Elle Cheng Li Ling | Contributing Reporter
Image | Zhai Qiutong
Kindred spirits who have not shunned me for watching Love Island Australia! [more people exit.] Hello for real now! Most of us can admit to enjoying guilty pleasures in the form of mindless reality TV binging, but I’d like to believe that you’ve had your few moments of recognising actual reality in some of these shows.
No, not the reality where people go on a game show genuinely believing that they will meet their soulmate. Not when that soulmate would be found, out of 7 billion people in the world, picked up from homebase Australia and plopped onto a random Spanish island just like all the 22 other love-seeking participants.
But can we only think them naive? Many of us toy with the idea of our one special person being somewhere out there on this planet. For some, this game is so certain and plausible that it’s all only a matter of waiting.
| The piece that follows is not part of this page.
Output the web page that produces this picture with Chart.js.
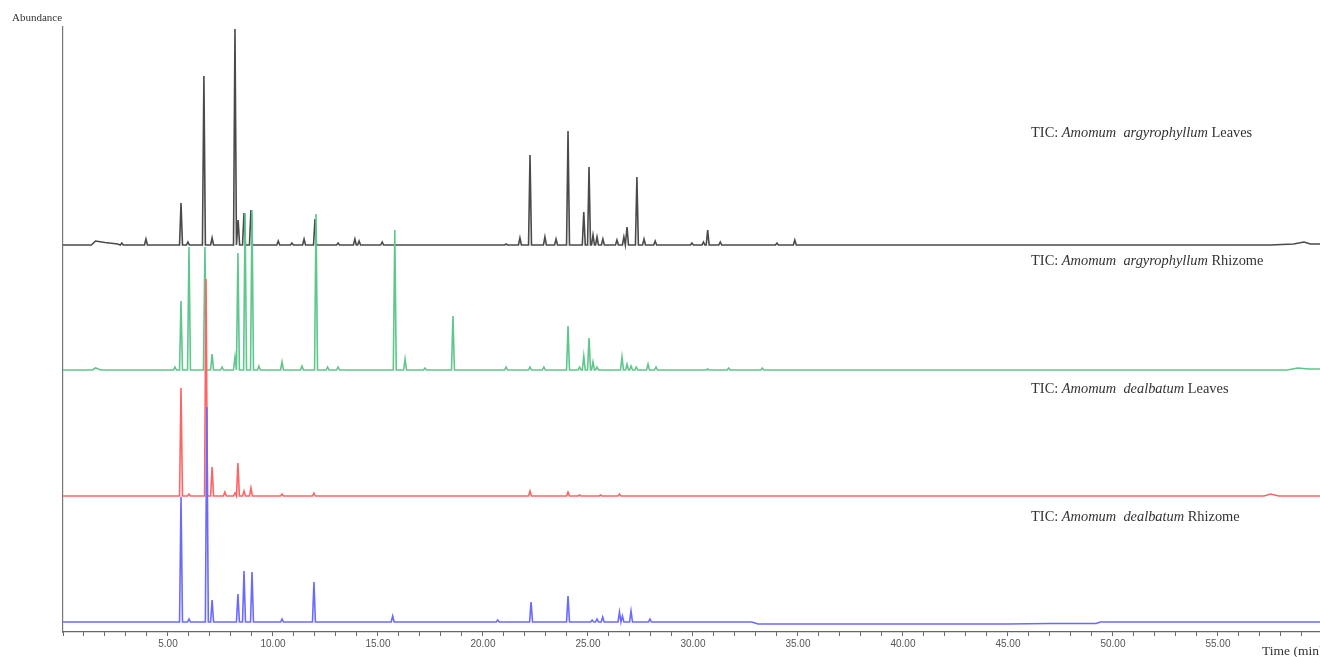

This fidget-spinner whirls in the back of our minds during our day-to-day interactions and even in newly-formed connections. Tell me you’ve never had the thought “Are We possible?” flash across your mind in spite yourself.
On Love Island, new people are gradually introduced while some you may say are ‘eliminated’. To stay, you have to remain coupled up with someone else even when you know they aren’t The One. You want to stay because there is the belief that your soulmate will eventually walk through the door (and because you want that 50 Grand Prize but of course we’re only here for love). Time is ticking and your chances are limited. Time is ticking and we wonder just when will our special person waltz in and make it all better.
Sound familiar? It is unspoken but we seem to expect that love will arrive by a certain time, whether that timeline is in terms of when we’d most like to get married, when we think we are most eligible, or when we believe are the important parts of life that should be shared. Rationally, we think meeting at 50 is fine! (I’m independent.) But in the back of our minds float the 30 odd years that we could have spent together and had that much-needed love and support.
Could this whole article just be me trying to justify how I could suspend my disbelief and remain an audience to what may be performative romance and plain objectification of the sexes? Maybe! But that I could believe even for a second in the contestants’ devotion to finding love was suggestive of those elements which I found familiar. We believe in what we most want to.
So I’ve laid plain my hopeless romantic heart and what more could you ask for on Valentine’s Day.